Le 21 mai 2010, la revue «Science» a livré à ses lecteurs la conception, la synthèse et l'assemblage d'un chromosome fabriqué à partir de quatre produits chimiques réalisés par l'institut de Craig Venter, l'un des pionniers du séquençage du génome humain. Cette réalisation constitue une avancée logique découlant des progrès réalisés en matière génétique et une étape formidable sur le terrain du savoir-faire. Les brevets déposés détermineront la capacité des chercheurs à l'exploiter pour progresser dans la connaissance du rôle des gènes, de leur interaction, et des applications industrielles qui se développeront. Mais la compétition scientifique et technique peut-elle s'affranchir de l'environnement juridique?
Où en sommes-nous? Depuis les années 70, des brevets sont déposés sur des organismes vivants. Au début des années 90, des brevets ont été revendiqués sur des séquences de gènes. Un immense débat s'est nourri autour de considérations éthiques. La loi de 1994 et la Directive européenne de 1998 ont posé des limites en des termes voisins, mais avec une nuance qui pouvait laisser craindre des distorsions préjudiciables aux entreprises et aux organismes de recherche français. La loi du 6 août 2004 (1), après quelques contrariétés et retards, devait satisfaire au principe de la révision programmée prévue par la loi de 1994. Mais dès le 9 avril 2009, le Conseil d'Etat remettait au gouvernement un rapport sur la révision de la loi du 6 août 2004 dont l'ultime proposition était « Ne pas prévoir un réexamen des lois de bioéthique au bout de cinq ans». En réalité, le débat était dépassé. Dès 2001, nous relevions que le morcellement du corps humain et l'exploitation de ses éléments et produits autorisaient leur appropriation (2). Cette réification n'était qu'une étape, l'objectif de ces recherches étant de parvenir à synthétiser l'ensemble du processus naturel.
Rappelons les principaux enjeux éthiques. Ils sont centrés autour de trois questions fondamentales: l'information des personnes, le bien-fondé de l'acte ou de la recherche, et la préservation de l'humanité attachée à tout ou partie de la personne vivante ou décédée, ou de l'embryon. La pratique et la recherche médicale se sont industrialisées. Le consommateur-usager de la santé publique devient une cible commerciale pour des produits ou des actes de moins en moins médicaux. De fait, ce sont les réponses à ces questions éthiques qui sont bousculées. Ainsi, la notion de «singularité»(3) traduit des travaux conduits aux Etats-Unis sur une génétique de l'éternité associée à l'intelligence artificielle...
Dans son rapport de 2009, le Conseil d'Etat ne se penche pas sur la modification du Code de la propriété intellectuelle.
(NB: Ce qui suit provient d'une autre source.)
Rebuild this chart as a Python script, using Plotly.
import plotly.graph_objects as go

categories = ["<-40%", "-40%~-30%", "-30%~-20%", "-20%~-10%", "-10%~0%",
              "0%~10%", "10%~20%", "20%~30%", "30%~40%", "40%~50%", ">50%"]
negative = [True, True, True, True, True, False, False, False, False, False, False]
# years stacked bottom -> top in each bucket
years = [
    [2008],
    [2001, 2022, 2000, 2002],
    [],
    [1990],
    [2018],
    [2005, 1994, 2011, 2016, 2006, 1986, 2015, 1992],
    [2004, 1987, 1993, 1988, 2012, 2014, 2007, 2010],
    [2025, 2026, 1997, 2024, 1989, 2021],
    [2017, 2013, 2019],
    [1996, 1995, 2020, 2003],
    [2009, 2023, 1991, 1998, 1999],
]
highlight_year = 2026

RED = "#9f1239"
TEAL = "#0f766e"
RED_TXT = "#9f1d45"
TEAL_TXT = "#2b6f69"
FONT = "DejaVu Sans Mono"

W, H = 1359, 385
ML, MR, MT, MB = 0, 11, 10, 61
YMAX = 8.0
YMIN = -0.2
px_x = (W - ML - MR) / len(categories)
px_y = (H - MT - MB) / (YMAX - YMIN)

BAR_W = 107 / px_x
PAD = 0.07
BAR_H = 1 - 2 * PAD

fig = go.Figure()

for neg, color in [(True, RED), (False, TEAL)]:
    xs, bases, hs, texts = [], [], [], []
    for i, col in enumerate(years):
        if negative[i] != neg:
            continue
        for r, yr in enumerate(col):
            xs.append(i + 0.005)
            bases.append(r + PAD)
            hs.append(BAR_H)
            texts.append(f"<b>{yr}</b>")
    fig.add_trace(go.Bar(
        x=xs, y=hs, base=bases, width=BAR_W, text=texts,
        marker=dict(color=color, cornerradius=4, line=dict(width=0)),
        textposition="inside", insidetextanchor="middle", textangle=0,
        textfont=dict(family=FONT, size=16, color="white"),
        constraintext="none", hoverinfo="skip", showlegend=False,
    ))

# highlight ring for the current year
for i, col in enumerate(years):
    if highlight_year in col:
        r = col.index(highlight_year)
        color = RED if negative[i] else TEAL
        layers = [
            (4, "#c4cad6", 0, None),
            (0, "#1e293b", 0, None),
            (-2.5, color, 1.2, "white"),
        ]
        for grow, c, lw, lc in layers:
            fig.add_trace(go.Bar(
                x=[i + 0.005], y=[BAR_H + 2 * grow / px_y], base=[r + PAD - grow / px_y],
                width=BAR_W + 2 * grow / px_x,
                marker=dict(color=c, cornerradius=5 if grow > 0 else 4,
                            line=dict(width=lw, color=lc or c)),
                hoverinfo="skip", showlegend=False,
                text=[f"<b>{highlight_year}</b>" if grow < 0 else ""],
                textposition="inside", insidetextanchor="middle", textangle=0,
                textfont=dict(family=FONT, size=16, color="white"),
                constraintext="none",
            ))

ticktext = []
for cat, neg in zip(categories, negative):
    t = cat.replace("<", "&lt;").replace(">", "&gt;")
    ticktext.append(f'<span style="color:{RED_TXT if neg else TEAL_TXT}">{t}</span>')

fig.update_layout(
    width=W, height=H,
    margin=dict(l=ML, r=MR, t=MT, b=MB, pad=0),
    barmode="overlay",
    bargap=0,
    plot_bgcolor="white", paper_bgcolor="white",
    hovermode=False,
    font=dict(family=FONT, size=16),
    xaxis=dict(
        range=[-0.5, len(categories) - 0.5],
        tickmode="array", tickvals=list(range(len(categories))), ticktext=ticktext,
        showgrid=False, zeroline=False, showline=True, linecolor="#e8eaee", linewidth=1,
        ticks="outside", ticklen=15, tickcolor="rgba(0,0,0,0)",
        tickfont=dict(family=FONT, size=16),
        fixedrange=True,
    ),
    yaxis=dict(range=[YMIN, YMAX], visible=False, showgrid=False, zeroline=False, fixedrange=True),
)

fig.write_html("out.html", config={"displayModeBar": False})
Pourtant, les perspectives offertes par la réalisation de l'institut Venter remettent en cause l'interprétation des exclusions prévues par ce code concernant le clonage, la modification de l'identité génétique ou l'utilisation d'embryons humains à des fins industrielles ou commerciales. La Déclaration universelle sur le génome humain n'a pas limité la prise de brevets sur la génomique de synthèse (4). Ainsi, l'ambition de modifier la nature se renouvelle. Ne va-t-on pas jusqu’à prétendre accéder à l’éternité? Belle machine à rêves... et à lever des fonds. Elle trouve un écho particulier aux Etats-Unis dans sa quête historique de créer un « Homme nouveau ». Surtout, elle alimente des recherches dont nul ne peut prédire les orientations et les impacts.
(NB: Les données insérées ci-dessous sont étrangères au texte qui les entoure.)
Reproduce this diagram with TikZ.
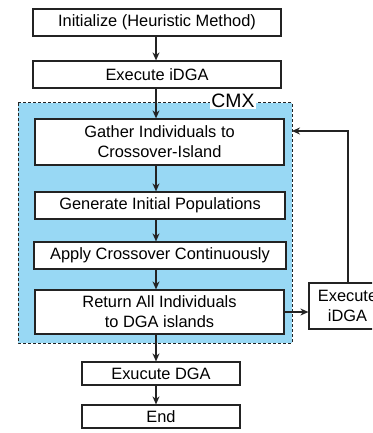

Reste que dans la compétition économique d'une des premières industries du futur, la loi nationale devra éviter de devenir un obstacle au progrès, sauf à rendre stériles chercheurs et entreprises et à nous exclure de la maîtrise de notre avenir que d'autres s'approprieront. Il faut donc trouver un point d’équilibre. C’est ce que fait le Conseil d’Etat lorsqu’il tente de concilier les règles du dispositif français avec la nécessité de rechercher une homogénéité et une coopération internationale. Il tente ainsi de réfréner le mal de ce début de siècle, l'inflation législative. Il offre un ballon d'oxygène à nos scientifiques et suggère implicitement que l'affermissement du primat de la dignité humaine relève plutôt du juge, dont les décisions devront tirer toutes les conséquences des différents principes fondamentaux, mais sans faire obstacle au progrès qui pourrait considérablement améliorer notre vie.
Thomas Cassuto
1.La révision des lois bioéthiques». La Documentation française, 2009.
2.Thomas Cassuto « La brevetabilité des éléments et produits du corps humain ». Thèse Paris, 8 juin 2001.
3.J.-Y. Eudes, « L'éternité n'attend pas », Le Monde 6 septembre 2010.
4.(Dir. Thomas Cassuto) « Les défis du vivant », éditions Presaje/Dalloz, et notamment les contributions de Charles Auffray et de Zhu Cheng, actuel ministre de la santé de la Chine.